Why isn’t the RAID array rebuilding

hphp-prolianthp-smart-arrayraid

Got a notice last night that a drive failed on a server. Got in this morning to replace it, and we're getting the following. Controller config report for the array looks fine, with the unusual status Ready for Rebuild.

 ~ # hpacucli controller all show config
Smart Array P400i in Slot 0 (Embedded)    (sn: XXXXXXXX     )
   array A (SAS, Unused Space: 0 MB)
   logicaldrive 1 (341.7 GB, RAID 5, Ready for Rebuild)
   physicaldrive 1I:1:1 (port 1I:box 1:bay 1, SAS, 72 GB, OK)
   physicaldrive 1I:1:2 (port 1I:box 1:bay 2, SAS, 72 GB, OK)
   physicaldrive 1I:1:3 (port 1I:box 1:bay 3, SAS, 72 GB, OK)
   physicaldrive 1I:1:4 (port 1I:box 1:bay 4, SAS, 146 GB, OK)
   physicaldrive 2I:1:5 (port 2I:box 1:bay 5, SAS, 72 GB, OK)
   physicaldrive 2I:1:6 (port 2I:box 1:bay 6, SAS, 72 GB, OK)
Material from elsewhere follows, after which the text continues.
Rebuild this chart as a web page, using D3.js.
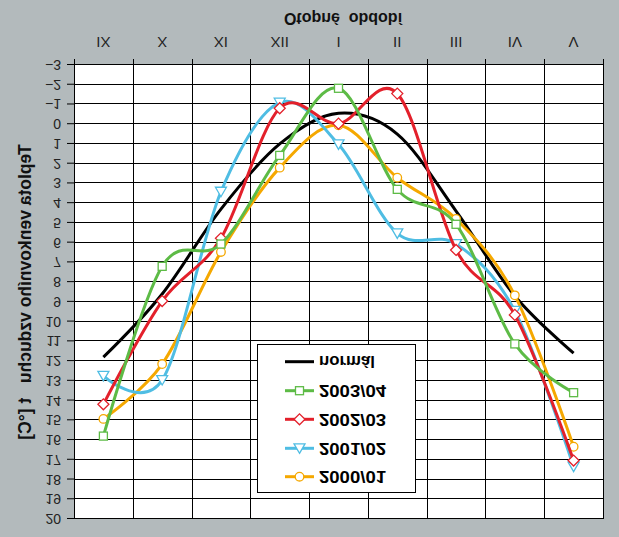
<!DOCTYPE html>
<html>
<head>
<meta charset="utf-8">
<script src="https://cdn.jsdelivr.net/npm/d3@7"></script>
<style>
  html, body { margin: 0; padding: 0; background: #B3BABC; }
  svg { display: block; }
  text { font-family: "Liberation Sans", Arial, sans-serif; }
</style>
</head>
<body>
<svg id="chart" width="619" height="537"></svg>
<script>
// ---- data ----
const categories = ["IX", "X", "XI", "XII", "I", "II", "III", "IV", "V"];
const yTicks = d3.range(-3, 21);
const normal  = [11.8, 8.6, 4.3, 1.0, -0.55, 0.5, 4.4, 8.7, 11.6];
const s2003_04 = [15.8, 7.2, 6.07, 1.58, -1.82, 3.3, 5.07, 11.13, 13.6];
const s2002_03 = [14.19, 8.96, 5.78, -0.81, -0.03, -1.55, 6.37, 9.66, 17.04];
const s2001_02 = [12.75, 12.96, 3.42, -1.09, 1.02, 5.53, 6.07, 9.46, 17.35];
const s2000_01 = [14.93, 12.15, 6.47, 2.2, 0.05, 2.71, 4.8, 8.67, 16.34];
const seriesNames = ["normál", "2003/04", "2002/03", "2001/02", "2000/01"];
const xTitle = "Otopné\u00a0\u00a0období";
const yTitle = "Teplota venkovního vzduchu\u00a0\u00a0\u00a0t [°C]";

(function () {
const series = [
  { name: seriesNames[0], values: normal,   color: "#000000", marker: null },
  { name: seriesNames[1], values: s2003_04, color: "#5DBB46", marker: "square" },
  { name: seriesNames[2], values: s2002_03, color: "#E3202B", marker: "diamond" },
  { name: seriesNames[3], values: s2001_02, color: "#4FBDE3", marker: "triangle" },
  { name: seriesNames[4], values: s2000_01, color: "#F5A800", marker: "circle" }
];

const W = 619, H = 537;
const svg = d3.select("#chart");
svg.append("rect").attr("width", W).attr("height", H).attr("fill", "#B3BABC");

// whole chart is drawn normally, then mirrored vertically (as in the reference)
const g = svg.append("g").attr("transform", `matrix(1,0,0,-1,0,${H})`);

const pL = 74, pR = 603, pT = 18, pB = 472;
const x = d3.scaleBand().domain(categories).range([pL, pR]).padding(0);
const cx = c => x(c) + x.bandwidth() / 2;
const y = d3.scaleLinear().domain([-3, 20]).range([pB, pT]);

// plot area
g.append("rect").attr("x", pL).attr("y", pT).attr("width", pR - pL).attr("height", pB - pT).attr("fill", "#fff");

// y axis labels + ticks
const yAxis = d3.axisLeft(y).tickValues(yTicks).tickSize(7).tickPadding(6).tickFormat(d3.format("d"));
const ya = g.append("g").attr("transform", `translate(${pL},0)`).call(yAxis);
ya.select(".domain").remove();
ya.selectAll("line").attr("stroke", "#000");
ya.selectAll("text").attr("font-size", 14).attr("fill", "#222");

// horizontal gridlines
g.append("g").selectAll("line").data(yTicks).join("line")
  .attr("x1", pL).attr("x2", pR)
  .attr("y1", d => Math.round(y(d)) + 0.5).attr("y2", d => Math.round(y(d)) + 0.5)
  .attr("stroke", "#000").attr("stroke-width", 1);

// vertical gridlines at category boundaries (with outward ticks)
const bounds = categories.map(c => x(c)).concat([pR]);
g.append("g").selectAll("line").data(bounds).join("line")
  .attr("x1", d => Math.round(d) + 0.5).attr("x2", d => Math.round(d) + 0.5)
  .attr("y1", pT).attr("y2", pB + 6)
  .attr("stroke", "#000").attr("stroke-width", 1);

// x axis labels
const xAxis = d3.axisBottom(x).tickSize(0).tickPadding(0);
const xa = g.append("g").attr("transform", `translate(0,${pB})`).call(xAxis);
xa.select(".domain").remove();
xa.selectAll("text").attr("font-size", 15).attr("fill", "#222")
  .attr("dy", null).attr("dominant-baseline", "central").attr("y", 22.5);

// axis titles
g.append("text").attr("x", 343).attr("y", 524).attr("text-anchor", "middle")
  .attr("font-size", 16).attr("font-weight", "bold").attr("fill", "#111")
  .text(xTitle);
g.append("text").attr("transform", "translate(31,245) rotate(-90)")
  .attr("text-anchor", "middle").attr("font-size", 17.5).attr("font-weight", "bold").attr("fill", "#111")
  .text(yTitle);

// markers
function drawMarker(sel, type, color, px, py) {
  if (type === "square") {
    sel.append("rect").attr("x", px - 4).attr("y", py - 4).attr("width", 8).attr("height", 8)
      .attr("fill", "#fff").attr("stroke", color).attr("stroke-width", 1.3);
  } else if (type === "diamond") {
    sel.append("path").attr("d", `M${px},${py - 5.5}L${px + 5.5},${py}L${px},${py + 5.5}L${px - 5.5},${py}Z`)
      .attr("fill", "#fff").attr("stroke", color).attr("stroke-width", 1.3);
  } else if (type === "triangle") {
    sel.append("path").attr("d", `M${px},${py - 5}L${px + 5.5},${py + 4.5}L${px - 5.5},${py + 4.5}Z`)
      .attr("fill", "#fff").attr("stroke", color).attr("stroke-width", 1.3);
  } else if (type === "circle") {
    sel.append("circle").attr("cx", px).attr("cy", py).attr("r", 4.3)
      .attr("fill", "#fff").attr("stroke", color).attr("stroke-width", 1.3);
  }
}

const line = d3.line().x((d, i) => cx(categories[i])).y(d => y(d)).curve(d3.curveCardinal.tension(0));
const drawOrder = [0, 4, 3, 2, 1];
drawOrder.forEach(k => {
  const s = series[k];
  const sg = g.append("g");
  sg.append("path").attr("d", line(s.values)).attr("fill", "none")
    .attr("stroke", s.color).attr("stroke-width", 3).attr("stroke-linejoin", "round");
  if (s.marker) s.values.forEach((v, i) => drawMarker(sg, s.marker, s.color, cx(categories[i]), y(v)));
});

// legend
const lg = g.append("g");
lg.append("rect").attr("x", 257.5).attr("y", 44.5).attr("width", 158).attr("height", 148)
  .attr("fill", "#fff").attr("stroke", "#000").attr("stroke-width", 1);
const legendY = [175.3, 146.3, 117.7, 88.7, 60.3];
series.forEach((s, i) => {
  const ly = legendY[i];
  lg.append("line").attr("x1", 285).attr("x2", 314).attr("y1", ly).attr("y2", ly)
    .attr("stroke", s.color).attr("stroke-width", 3);
  if (s.marker) drawMarker(lg, s.marker, s.color, 299.5, ly);
  lg.append("text").attr("x", 319).attr("y", ly).attr("dominant-baseline", "central")
    .attr("font-size", 16).attr("font-weight", "bold").attr("fill", "#000")
    .attr("textLength", i === 0 ? 56 : 67).attr("lengthAdjust", "spacingAndGlyphs")
    .text(s.name);
});
})();
</script>
</body>
</html>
The logical drive shows a hint, Parity Initialization Status: Initialization Failed:

~ # hpacucli controller slot=0 logicaldrive 1 show 
Smart Array P400i in Slot 0 (Embedded)
   array A
      Logical Drive: 1
         Size: 341.7 GB
         Fault Tolerance: RAID 5
         Heads: 255
         Sectors Per Track: 32
         Cylinders: 65535
         Strip Size: 64 KB
         Full Stripe Size: 320 KB
         Status: Ready for Rebuild
         Array Accelerator: Enabled
         Parity Initialization Status: Initialization Failed
         Unique Identifier: XXXXXXX
         Disk Name: /dev/cciss/c0d0
         Mount Points: /boot 191 MB, / 28.6 GB
         OS Status: LOCKED
         Logical Drive Label: XXXXX     6797

Array configuration if it helps:

 ~ # /usr/sbin/hpacucli ctrl slot=0 show
Smart Array P400i in Slot 0 (Embedded)
   Bus Interface: PCI
   Slot: 0
   Serial Number: XXXXXXXX     
   Cache Serial Number: XXXXXXXX
   RAID 6 (ADG) Status: Enabled
   Controller Status: OK
   Hardware Revision: B
   Firmware Version: 1.18
   Rebuild Priority: Low
   Expand Priority: Low
   Surface Scan Delay: 15 secs
   Surface Scan Mode: Idle
   Post Prompt Timeout: 0 secs
   Cache Board Present: True
   Cache Status: OK
   Accelerator Ratio: 50% Read / 50% Write
   Drive Write Cache: Disabled
   Total Cache Size: 256 MB
   Total Cache Memory Available: 208 MB
   No-Battery Write Cache: Disabled
   Cache Backup Power Source: Batteries
   Battery/Capacitor Count: 1
   Battery/Capacitor Status: OK
   SATA NCQ Supported: False

How do I go about debugging this?

Edit:

All of the individual drives appear fine:

~ # hpacucli controller all show config detail | grep Status
   RAID 6 (ADG) Status: Enabled
   Controller Status: OK
   Cache Status: OK
   Battery/Capacitor Status: OK
      Status: OK
         Status: Ready for Rebuild
         Parity Initialization Status: Initialization Failed
         OS Status: LOCKED
         Status: OK
         Status: OK
         Status: OK
         Status: OK
         Status: OK
         Status: OK

edit2:

I'm debugging some adverse interactions between hpaducli and grsec (also mp-SSH and Ubuntu) but we do have hpacucli diag results available, and buried in the Logical Drive Status Flags is Rebuild Aborted From Read Error. What confuses me here is how a read error during rebuild does not result in marking one of the drives predictive failure, or worse, but does cause a rebuild to stop.

Best Answer

Ready for Rebuild is a bad status if you're using a parity RAID level, like 5 or 6. It means that you likely have read errors on another drive in the array... e.g. another failing drive.

If the system is still online your best option is to recover data or rebuild. There's no good fix for this, and definitely not much you can do to debug.

See the following:

Force LUN in a HP Smart Array to rebuild

HP Proliant ML350 G5 SAS HDD

HP SmartArray P400: How to repair failed logical drive?

And of course: RAID-5: Two disks failed simultaneously?